### [MATERIAL FOR THIS EXERCISE]
— begin —
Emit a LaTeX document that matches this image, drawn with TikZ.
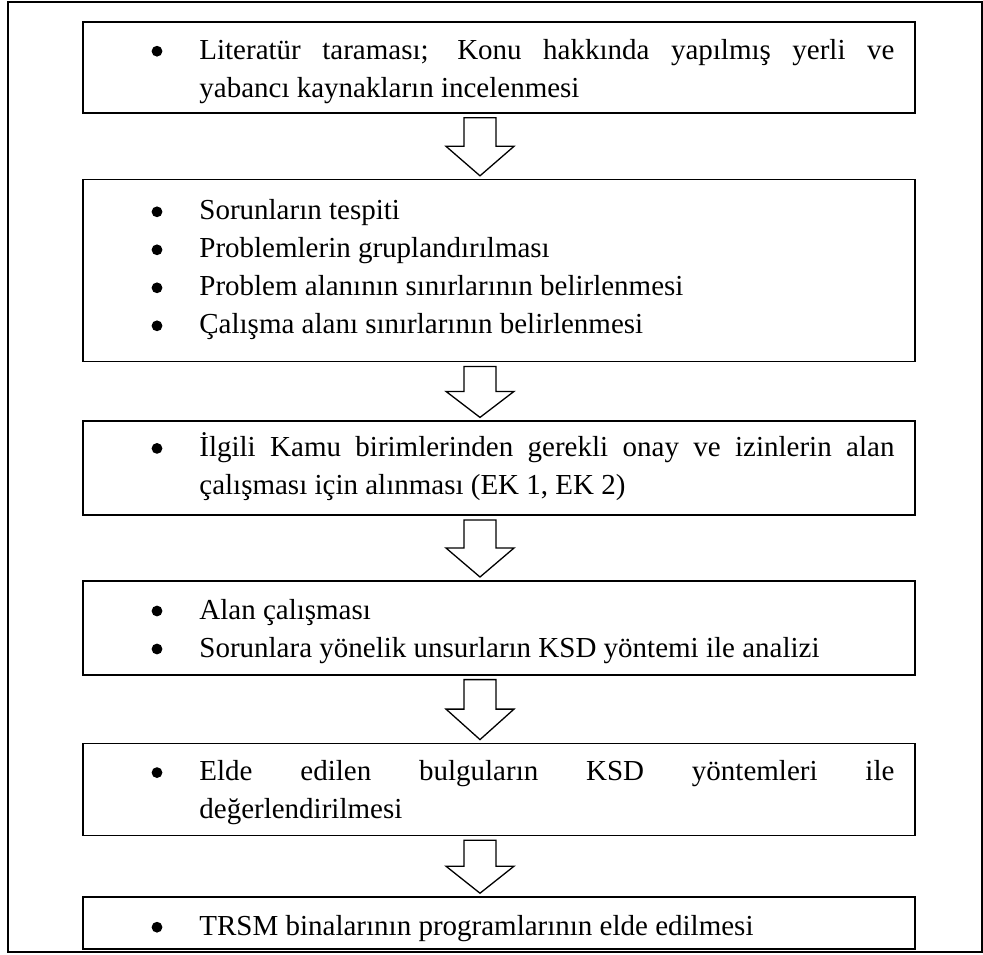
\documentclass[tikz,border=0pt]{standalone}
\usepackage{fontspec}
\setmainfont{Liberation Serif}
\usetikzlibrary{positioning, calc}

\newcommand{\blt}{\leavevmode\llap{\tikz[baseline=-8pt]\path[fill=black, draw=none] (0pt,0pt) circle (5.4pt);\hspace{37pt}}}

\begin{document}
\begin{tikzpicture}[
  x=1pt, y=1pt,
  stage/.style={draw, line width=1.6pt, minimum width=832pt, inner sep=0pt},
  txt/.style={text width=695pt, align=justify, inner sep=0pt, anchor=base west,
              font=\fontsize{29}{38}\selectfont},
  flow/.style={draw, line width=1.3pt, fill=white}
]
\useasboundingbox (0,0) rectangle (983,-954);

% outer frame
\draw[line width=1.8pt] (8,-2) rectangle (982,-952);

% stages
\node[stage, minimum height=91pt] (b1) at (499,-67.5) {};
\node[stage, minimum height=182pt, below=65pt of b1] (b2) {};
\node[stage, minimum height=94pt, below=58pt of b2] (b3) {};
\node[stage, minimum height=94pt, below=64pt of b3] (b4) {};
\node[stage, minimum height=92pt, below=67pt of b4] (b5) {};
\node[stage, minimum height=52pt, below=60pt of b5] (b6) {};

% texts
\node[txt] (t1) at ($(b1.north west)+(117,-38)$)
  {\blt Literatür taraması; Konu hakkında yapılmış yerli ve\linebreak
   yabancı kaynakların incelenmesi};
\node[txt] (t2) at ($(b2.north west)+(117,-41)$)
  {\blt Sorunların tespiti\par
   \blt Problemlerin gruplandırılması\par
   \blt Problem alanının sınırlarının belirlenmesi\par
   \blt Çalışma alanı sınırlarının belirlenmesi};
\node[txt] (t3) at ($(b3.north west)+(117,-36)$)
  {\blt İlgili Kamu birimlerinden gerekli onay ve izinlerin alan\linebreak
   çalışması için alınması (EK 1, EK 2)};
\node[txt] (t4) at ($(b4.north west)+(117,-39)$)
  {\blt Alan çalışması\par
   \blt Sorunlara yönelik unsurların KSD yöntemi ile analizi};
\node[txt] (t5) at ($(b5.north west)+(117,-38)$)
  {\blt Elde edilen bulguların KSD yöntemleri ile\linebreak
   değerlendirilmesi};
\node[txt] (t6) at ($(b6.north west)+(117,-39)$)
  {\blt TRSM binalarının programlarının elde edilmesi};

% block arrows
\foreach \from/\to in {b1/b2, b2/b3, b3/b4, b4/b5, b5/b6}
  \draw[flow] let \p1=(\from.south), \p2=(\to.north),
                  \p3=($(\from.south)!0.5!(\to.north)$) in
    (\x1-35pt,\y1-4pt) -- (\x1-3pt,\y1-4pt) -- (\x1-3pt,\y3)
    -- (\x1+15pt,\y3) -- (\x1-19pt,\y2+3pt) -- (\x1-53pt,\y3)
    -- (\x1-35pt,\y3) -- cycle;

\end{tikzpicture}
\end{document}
— end —
— begin —
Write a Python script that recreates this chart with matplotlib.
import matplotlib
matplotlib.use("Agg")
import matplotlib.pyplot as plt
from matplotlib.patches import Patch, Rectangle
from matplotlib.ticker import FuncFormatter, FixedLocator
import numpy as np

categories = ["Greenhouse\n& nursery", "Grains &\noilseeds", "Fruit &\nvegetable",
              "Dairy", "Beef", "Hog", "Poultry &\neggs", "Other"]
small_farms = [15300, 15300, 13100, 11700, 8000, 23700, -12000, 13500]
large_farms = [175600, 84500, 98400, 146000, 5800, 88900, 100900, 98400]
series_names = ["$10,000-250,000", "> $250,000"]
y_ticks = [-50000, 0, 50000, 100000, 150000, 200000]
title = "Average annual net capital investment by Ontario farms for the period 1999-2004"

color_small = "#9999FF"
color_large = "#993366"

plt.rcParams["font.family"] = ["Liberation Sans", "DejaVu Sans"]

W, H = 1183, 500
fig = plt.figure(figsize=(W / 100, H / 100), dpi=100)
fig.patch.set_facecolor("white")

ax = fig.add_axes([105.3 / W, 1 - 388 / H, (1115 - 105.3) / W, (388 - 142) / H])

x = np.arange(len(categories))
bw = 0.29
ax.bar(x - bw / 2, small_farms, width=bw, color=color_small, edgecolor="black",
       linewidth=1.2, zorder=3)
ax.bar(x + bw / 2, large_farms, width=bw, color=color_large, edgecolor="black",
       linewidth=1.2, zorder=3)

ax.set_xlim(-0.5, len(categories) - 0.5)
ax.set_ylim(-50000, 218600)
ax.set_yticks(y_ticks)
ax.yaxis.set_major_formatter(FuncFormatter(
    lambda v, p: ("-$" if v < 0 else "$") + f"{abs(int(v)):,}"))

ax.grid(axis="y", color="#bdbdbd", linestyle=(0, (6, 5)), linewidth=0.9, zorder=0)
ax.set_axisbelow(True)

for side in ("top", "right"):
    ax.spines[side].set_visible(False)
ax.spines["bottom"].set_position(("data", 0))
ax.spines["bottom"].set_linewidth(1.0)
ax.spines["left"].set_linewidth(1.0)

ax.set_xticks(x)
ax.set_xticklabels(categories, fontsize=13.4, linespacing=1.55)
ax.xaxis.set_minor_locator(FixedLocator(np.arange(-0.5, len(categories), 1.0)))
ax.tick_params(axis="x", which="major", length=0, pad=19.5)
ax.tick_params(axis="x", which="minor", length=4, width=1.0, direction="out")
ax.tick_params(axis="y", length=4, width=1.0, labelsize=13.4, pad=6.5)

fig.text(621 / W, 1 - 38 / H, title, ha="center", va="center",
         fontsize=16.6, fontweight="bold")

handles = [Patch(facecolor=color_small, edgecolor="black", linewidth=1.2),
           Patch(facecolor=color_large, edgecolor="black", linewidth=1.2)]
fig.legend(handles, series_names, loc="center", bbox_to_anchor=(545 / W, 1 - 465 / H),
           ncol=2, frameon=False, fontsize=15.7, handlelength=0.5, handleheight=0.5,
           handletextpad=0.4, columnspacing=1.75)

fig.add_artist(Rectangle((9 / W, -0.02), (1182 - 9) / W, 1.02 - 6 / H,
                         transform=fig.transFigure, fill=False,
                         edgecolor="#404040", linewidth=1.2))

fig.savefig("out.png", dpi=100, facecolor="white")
— end —
### [DIRECTIVE]
Above this task is a listing with pictures in it. Retype only the lines from the one containing "Emit a LaTeX" through the one containing "(0,0) rectangle (983,-954);", both included, and not the pictures.

### [OUTPUT FOR THIS TASK]
Emit a LaTeX document that matches this image, drawn with TikZ.
\documentclass[tikz,border=0pt]{standalone}
\usepackage{fontspec}
\setmainfont{Liberation Serif}
\usetikzlibrary{positioning, calc}

\newcommand{\blt}{\leavevmode\llap{\tikz[baseline=-8pt]\path[fill=black, draw=none] (0pt,0pt) circle (5.4pt);\hspace{37pt}}}

\begin{document}
\begin{tikzpicture}[
  x=1pt, y=1pt,
  stage/.style={draw, line width=1.6pt, minimum width=832pt, inner sep=0pt},
  txt/.style={text width=695pt, align=justify, inner sep=0pt, anchor=base west,
              font=\fontsize{29}{38}\selectfont},
  flow/.style={draw, line width=1.3pt, fill=white}
]
\useasboundingbox (0,0) rectangle (983,-954);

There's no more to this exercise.